In Logistic Regression, Wald Chi-Square is used to assess whether a variable is statistically significant or not. In other words, it assess the significance of individual coefficients (also known as parameters or predictors) in the model.

Logistic Regression : Wald Chi-Square |

To calculate the Wald chi-square for each coefficient in logistic regression, you need the following information:

- The coefficient estimate (β) for each predictor from the logistic regression model.
- The standard error (SE) of each coefficient estimate.
- The degrees of freedom (df) for each coefficient.

The formula to calculate the Wald chi-square for each coefficient is:

χ² = (β / SE)²

Wald Chi-Square = Square of (Coefficient Estimate / Standard Error)

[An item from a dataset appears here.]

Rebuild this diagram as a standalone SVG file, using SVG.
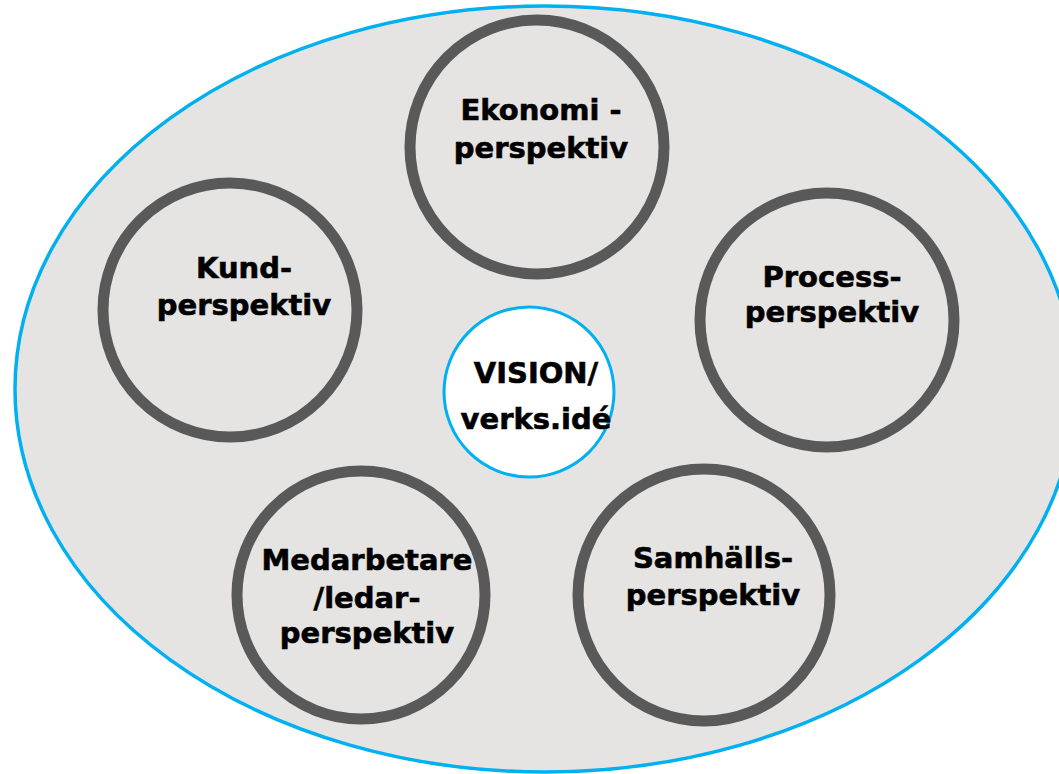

Here are the steps to calculate the Wald chi-square for a coefficient in logistic regression:

- Obtain the coefficient estimate (β) and the standard error (SE) for the predictor of interest from the logistic regression output.
- Divide the coefficient estimate (β) by the standard error (SE) to get the z-score:
**Z = β / SE**. - Square the z-score to get the Wald chi-square: χ² = Z².
- Compare the calculated chi-square value with a critical chi-square value from the chi-square distribution table. The critical value depends on the desired significance level (e.g., 0.05 or 0.01) and the degrees of freedom.
- If the calculated chi-square value is greater than the critical value, the coefficient is considered
**statistically significant**, indicating that the predictor has a significant impact on the outcome variable. Otherwise, the coefficient is not statistically significant.

**Important Note:**

- In SAS,
**PROC LOGISTIC**returns Wald Chi-Square value by default. - In R,
**glm**package for logistic regression returns z-statistics. We need to take square of z-statistics to calculate wald chi-square.